● **DIRECTIVE**: Nothing after the line with "return (B - p) / (B - T)" belongs in the copy; extract the lines below from the top through that line, pictures left out.

──────────

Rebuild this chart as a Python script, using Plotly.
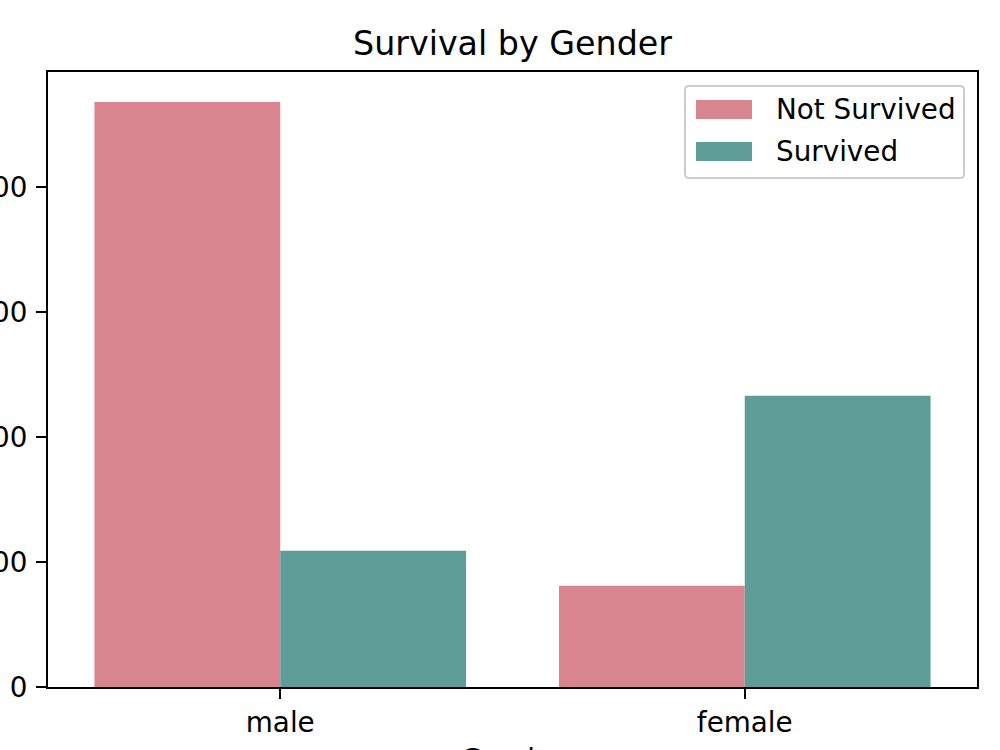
import plotly.graph_objects as go

categories = ["male", "female"]
series_names = ["Not Survived", "Survived"]
not_survived = [468, 81]
survived = [109, 233]
colors = ["#d9858f", "#5e9d97"]
y_ticks = [0, 100, 200, 300, 400]
x_title = "Gender"

W, H = 1000, 750
L, R, T, B = 48, 977, 72, 687
FONT = "DejaVu Sans"
FS = 27.8
TFS = 33.3

fig = go.Figure()
for name, vals, col in zip(series_names, [not_survived, survived], colors):
    fig.add_trace(go.Bar(x=categories, y=vals, name=name, marker=dict(color=col, line=dict(width=0)),
                         showlegend=False))

def px_x(p):
    return (p - L) / (R - L)

def px_y(p):
    return (B - p) / (B - T)

# manual legend (matplotlib style)
bx0, bx1, by0, by1, r = 685, 964, 86, 178, 4
path = (f"M {px_x(bx0 + r)},{px_y(by0)} L {px_x(bx1 - r)},{px_y(by0)} "
        f"Q {px_x(bx1)},{px_y(by0)} {px_x(bx1)},{px_y(by0 + r)} "
        f"L {px_x(bx1)},{px_y(by1 - r)} Q {px_x(bx1)},{px_y(by1)} {px_x(bx1 - r)},{px_y(by1)} "
        f"L {px_x(bx0 + r)},{px_y(by1)} Q {px_x(bx0)},{px_y(by1)} {px_x(bx0)},{px_y(by1 - r)} "
        f"L {px_x(bx0)},{px_y(by0 + r)} Q {px_x(bx0)},{px_y(by0)} {px_x(bx0 + r)},{px_y(by0)} Z")
shapes = [dict(type="path", xref="paper", yref="paper", path=path,
               fillcolor="rgba(255,255,255,0.8)", line=dict(color="#cccccc", width=2))]
annotations = []
for i, (name, col) in enumerate(zip(series_names, colors)):
    cy = 109.5 + i * 42
    shapes.append(dict(type="rect", xref="paper", yref="paper",
                       x0=px_x(696), x1=px_x(752), y0=px_y(cy - 9.5), y1=px_y(cy + 9.5),
                       fillcolor=col, line=dict(width=0)))
    annotations.append(dict(xref="paper", yref="paper", x=px_x(774), y=px_y(cy),
                            xanchor="left", yanchor="middle", text=name, showarrow=False,
                            font=dict(family=FONT, size=FS, color="black")))

# x-axis title (mostly below the visible page, as in the reference)
annotations.append(dict(xref="paper", yref="paper", x=0.5, y=px_y(741),
                        xanchor="center", yanchor="top", text=x_title, showarrow=False,
                        font=dict(family=FONT, size=FS, color="black")))

fig.update_layout(
    width=W, height=H,
    margin=dict(l=L, r=W - R, t=T, b=H - B, autoexpand=False),
    paper_bgcolor="white", plot_bgcolor="white",
    barmode="group", bargap=0.2, bargroupgap=0,
    font=dict(family=FONT, size=FS, color="black"),
    title=dict(text="Survival by Gender", x=(L + R) / 2 / W, xanchor="center",
               y=1 - 43 / H, yanchor="middle", yref="container",
               font=dict(family=FONT, size=TFS, color="black")),
    shapes=shapes, annotations=annotations,
)
fig.update_xaxes(range=[-0.5, 1.5], showline=True, linecolor="black", linewidth=2.2, mirror=True,
                 ticks="outside", ticklen=10, tickwidth=2.2, tickcolor="black",
                 showgrid=False, zeroline=False,
                 tickfont=dict(size=FS))
fig.update_yaxes(range=[0, 492], showline=True, linecolor="black", linewidth=2.2, mirror=True,
                 ticks="outside", ticklen=10, tickwidth=2.2, tickcolor="black",
                 tickvals=y_ticks, showgrid=False, zeroline=False,
                 ticklabelstandoff=3,
                 tickfont=dict(size=FS))

fig.write_html("out.html")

──────────

● **THE OUTPUT**:
Rebuild this chart as a Python script, using Plotly.
import plotly.graph_objects as go

categories = ["male", "female"]
series_names = ["Not Survived", "Survived"]
not_survived = [468, 81]
survived = [109, 233]
colors = ["#d9858f", "#5e9d97"]
y_ticks = [0, 100, 200, 300, 400]
x_title = "Gender"

W, H = 1000, 750
L, R, T, B = 48, 977, 72, 687
FONT = "DejaVu Sans"
FS = 27.8
TFS = 33.3

fig = go.Figure()
for name, vals, col in zip(series_names, [not_survived, survived], colors):
    fig.add_trace(go.Bar(x=categories, y=vals, name=name, marker=dict(color=col, line=dict(width=0)),
                         showlegend=False))

def px_x(p):
    return (p - L) / (R - L)

def px_y(p):
    return (B - p) / (B - T)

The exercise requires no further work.